I am specifically thinking of companies such as;
Phoenix, PHNX (sector Life Insurance). This company hedges against most classifications of risk (equity valuation/interest/currency/longevity) and effectively makes it’s dividends through efficient management of their pension ‘reservoir’. There is possible growth through it’s strategic partnership with Standard Life, and purchasing annuities, which will hopefully off-set the run-off in the historical pension business.
Some would argue corporate bond degrading may cause these investment to be higher risk, but I believe Phoenix would rotate out of those bonds which have been downgraded in risk by selling them (possibly to the government?) and purchasing higher quality ones.
This company’s valuation appears to have been dragged down with other insurance and generally with UK companies, unjustifiably in my opinion, however time will tell!

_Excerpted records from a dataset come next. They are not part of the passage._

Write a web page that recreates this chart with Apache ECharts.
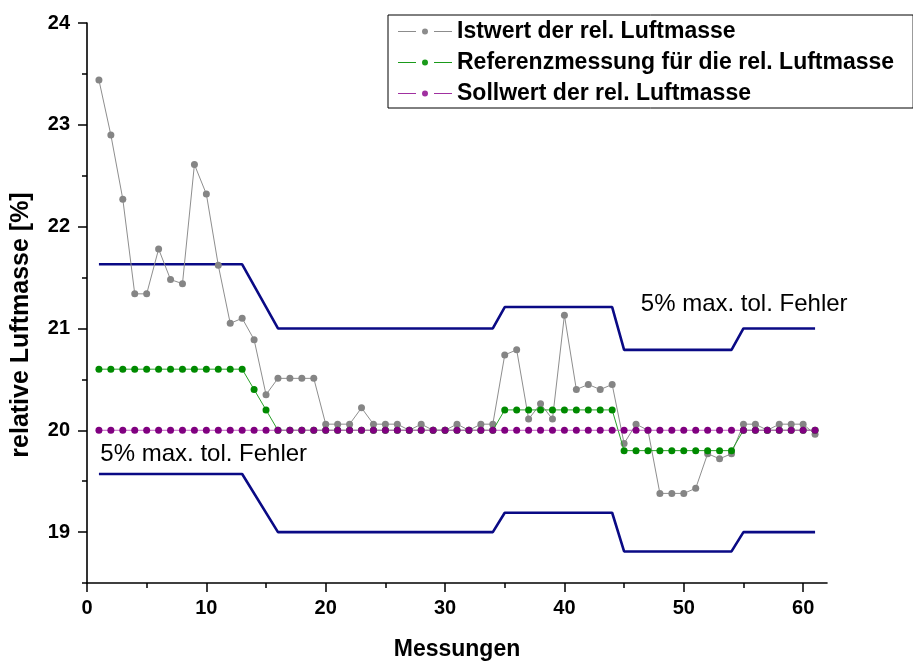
<!DOCTYPE html>
<html>
<head>
<meta charset="utf-8">
<script src="https://cdn.jsdelivr.net/npm/echarts@6/dist/echarts.min.js"></script>
<style>
html,body{margin:0;padding:0;background:#fff;}
#chart{width:913px;height:662px;}
</style>
</head>
<body>
<div id="chart"></div>
<script>
// ---- data ----
const seriesNames = ['Istwert der rel. Luftmasse', 'Referenzmessung für die rel. Luftmasse', 'Sollwert der rel. Luftmasse'];
const istwert = [23.44, 22.90, 22.27, 21.34, 21.34, 21.78, 21.48, 21.44, 22.61, 22.32,
  21.62, 21.05, 21.10, 20.89, 20.35, 20.51, 20.51, 20.51, 20.51, 20.06,
  20.06, 20.06, 20.22, 20.06, 20.06, 20.06, 20.00, 20.06, 20.00, 20.00,
  20.06, 20.00, 20.06, 20.06, 20.74, 20.79, 20.11, 20.26, 20.11, 21.13,
  20.40, 20.45, 20.40, 20.45, 19.87, 20.06, 20.00, 19.38, 19.38, 19.38,
  19.43, 19.77, 19.72, 19.77, 20.06, 20.06, 20.00, 20.06, 20.06, 20.06, 19.96];
const referenz = [20.6, 20.6, 20.6, 20.6, 20.6, 20.6, 20.6, 20.6, 20.6, 20.6,
  20.6, 20.6, 20.6, 20.4, 20.2, 20.0, 20.0, 20.0, 20.0, 20.0,
  20.0, 20.0, 20.0, 20.0, 20.0, 20.0, 20.0, 20.0, 20.0, 20.0,
  20.0, 20.0, 20.0, 20.0, 20.2, 20.2, 20.2, 20.2, 20.2, 20.2,
  20.2, 20.2, 20.2, 20.2, 19.8, 19.8, 19.8, 19.8, 19.8, 19.8,
  19.8, 19.8, 19.8, 19.8, 20.0, 20.0, 20.0, 20.0, 20.0, 20.0, 20.0];
const sollwert = [20, 20, 20, 20, 20, 20, 20, 20, 20, 20,
  20, 20, 20, 20, 20, 20, 20, 20, 20, 20,
  20, 20, 20, 20, 20, 20, 20, 20, 20, 20,
  20, 20, 20, 20, 20, 20, 20, 20, 20, 20,
  20, 20, 20, 20, 20, 20, 20, 20, 20, 20,
  20, 20, 20, 20, 20, 20, 20, 20, 20, 20, 20];
// tolerance band (5% max. tol. Fehler) breakpoints [Messung, value]
const upperBound = [[1, 21.63], [13, 21.63], [16, 21.0], [34, 21.0], [35, 21.21], [44, 21.21], [45, 20.79], [54, 20.79], [55, 21.0], [61, 21.0]];
const lowerBound = [[1, 19.57], [13, 19.57], [16, 19.0], [34, 19.0], [35, 19.19], [44, 19.19], [45, 18.81], [54, 18.81], [55, 19.0], [61, 19.0]];
const xMajorTicks = [0, 10, 20, 30, 40, 50, 60];
const xMinorTicks = [5, 15, 25, 35, 45, 55];
const yMajorTicks = [19, 20, 21, 22, 23, 24];
const annotationText = '5% max. tol. Fehler';
const xTitle = 'Messungen';
const yTitle = 'relative Luftmasse [%]';

const toXY = arr => arr.map((v, i) => [i + 1, v]);

const FONT = "'Liberation Sans', Arial, Helvetica, sans-serif";
const COLORS = {ist: '#858585', ref: '#008a00', soll: '#800080', band: '#0a0a85'};
const chart = echarts.init(document.getElementById('chart'), null, {renderer: 'canvas'});

const legendIcon = 'path://M0,3.5L18,3.5L18,4.5L0,4.5Z M36,3.5L54,3.5L54,4.5L36,4.5Z M24,4 A3,3 0 1,0 30,4 A3,3 0 1,0 24,4Z';
const legendColors = ['#8c8c8c', '#1a9a1a', '#a030a0'];

const option = {
  animation: false,
  backgroundColor: '#fff',
  grid: {left: 87, right: 86, top: 23, bottom: 79, containLabel: false, outerBoundsMode: 'none'},
  legend: {
    orient: 'vertical',
    left: 388, top: 15,
    data: seriesNames.map((n, i) => ({name: n, itemStyle: {color: legendColors[i], borderWidth: 0}})),
    icon: legendIcon,
    itemWidth: 54, itemHeight: 7,
    itemGap: 8,
    padding: [5, 19, 3, 10],
    borderColor: '#000', borderWidth: 1,
    itemStyle: {borderWidth: 0},
    textStyle: {fontFamily: FONT, fontSize: 23, fontWeight: 'bold', color: '#000'},
    selectedMode: false
  },
  xAxis: [{
    type: 'value', min: 0, max: 62,
    name: xTitle, nameLocation: 'middle', nameGap: 55,
    nameTextStyle: {fontFamily: FONT, fontSize: 23, fontWeight: 'bold', color: '#000'},
    axisLine: {show: true, onZero: false, lineStyle: {color: '#000', width: 1.6}},
    axisTick: {show: true, customValues: xMajorTicks, length: 9, lineStyle: {color: '#000', width: 1.5}},
    axisLabel: {show: true, customValues: xMajorTicks, margin: 15, fontFamily: FONT, fontSize: 20, fontWeight: 'bold', color: '#000'},
    splitLine: {show: false}
  }, {
    type: 'value', min: 0, max: 62, position: 'bottom',
    axisLine: {show: false},
    axisTick: {show: true, customValues: xMinorTicks, length: 5, lineStyle: {color: '#000', width: 1.5}},
    axisLabel: {show: false},
    splitLine: {show: false}
  }],
  yAxis: [{
    type: 'value', min: 18.5, max: 24,
    name: yTitle, nameLocation: 'middle', nameGap: 53,
    nameTextStyle: {fontFamily: FONT, fontSize: 25, fontWeight: 'bold', color: '#000', padding: [0, 44, 0, 0]},
    axisLine: {show: true, onZero: false, lineStyle: {color: '#000', width: 1.6}},
    axisTick: {show: true, customValues: yMajorTicks, length: 9, lineStyle: {color: '#000', width: 1.5}},
    axisLabel: {show: true, customValues: yMajorTicks, margin: 17, fontFamily: FONT, fontSize: 20, fontWeight: 'bold', color: '#000'},
    splitLine: {show: false}
  }, {
    type: 'value', min: 18.5, max: 24, interval: 0.5, position: 'left',
    axisLine: {show: false},
    axisTick: {show: true, length: 5, lineStyle: {color: '#000', width: 1.5}},
    axisLabel: {show: false},
    splitLine: {show: false}
  }],
  series: [
    {
      name: 'upper', type: 'line', data: upperBound, symbol: 'none', silent: true,
      lineStyle: {color: COLORS.band, width: 2.6}, z: 1
    },
    {
      name: 'lower', type: 'line', data: lowerBound, symbol: 'none', silent: true,
      lineStyle: {color: COLORS.band, width: 2.6}, z: 1
    },
    {
      name: seriesNames[0], type: 'line', data: toXY(istwert),
      symbol: 'circle', symbolSize: 7, showAllSymbol: true,
      itemStyle: {color: COLORS.ist},
      lineStyle: {color: '#8e8e8e', width: 1}, z: 2
    },
    {
      name: seriesNames[1], type: 'line', data: toXY(referenz),
      symbol: 'circle', symbolSize: 7, showAllSymbol: true,
      itemStyle: {color: COLORS.ref},
      lineStyle: {color: '#2aa02a', width: 1}, z: 3
    },
    {
      name: seriesNames[2], type: 'line', data: toXY(sollwert),
      symbol: 'circle', symbolSize: 7, showAllSymbol: true,
      itemStyle: {color: COLORS.soll},
      lineStyle: {color: '#c060c0', width: 1}, z: 4
    }
  ]
};
chart.setOption(option);

// annotations anchored to data coordinates
const pUp = chart.convertToPixel({xAxisIndex: 0, yAxisIndex: 0}, [46.4, 21.24]);
const pLo = chart.convertToPixel({xAxisIndex: 0, yAxisIndex: 0}, [1.12, 19.76]);
chart.setOption({
  graphic: [
    {type: 'text', x: pUp[0], y: pUp[1], style: {text: annotationText, font: '24px ' + FONT, fill: '#000', verticalAlign: 'middle', align: 'left'}, z: 10},
    {type: 'text', x: pLo[0], y: pLo[1], style: {text: annotationText, font: '24px ' + FONT, fill: '#000', verticalAlign: 'middle', align: 'left'}, z: 10}
  ]
});
</script>
</body>
</html>
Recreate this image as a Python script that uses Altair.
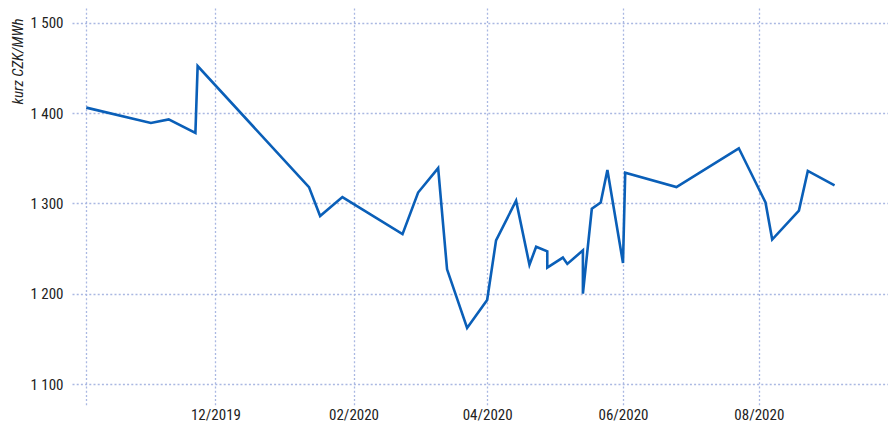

IG Group, IGG, (sector Investment Banking and Brokerage Services). This company has high ROCE and margins. It is a market leader which from profits market volatility and similarly to PHNX hedges it’s risk (if it learnt it’s lesson from the Swiss Franc episode!).
The main risk with this company is regulatory, in my opinion.
To go through the other strategies;
Gold If someone is trying to trade an increase in price then perhaps gold miners would be a geared investment along these lines (both up and down!). Personally I don’t invest in gold but if I did I would probably pick a miner with the lowest production cost with decent reserves rather than the highest yield and rather than the physical element and hold in perpetuity to reduce portfolio volatility.
Tech - Yes I am invested in this area and I think it will do well for the reasons you mention.
Cash - Not one for me , if only because the odds of future inflation have been dramatically increased due to huge increases in government debt. Imo, the only the only way to hedge inflation effectively is by investing in the right companies who can increase their profits/prices in line or above the inflationary rate. To hold cash is emotionally one of the easiest things to do but not the correct in my opinion because it has low returns as an asset class and you can guarantee share prices will shoot up whilst out of the market (e.g. US tech stocks).
Quality - Yes I think this is a great idea for many reasons. In part due to the inflation comment above and also due to Charlie Monger’s ROCE comment that over the long term it is difficult to get a return over the long run without a decent ROCE and initial valuation matters less over time (provided the initial long-term investment thesis is correct!).
FTSE all-share tracker - Probably good if someone doesn’t spend much time analysing companies however there is an awful lot of dross/zombie companies are in the mix here which I would never commit capital to !!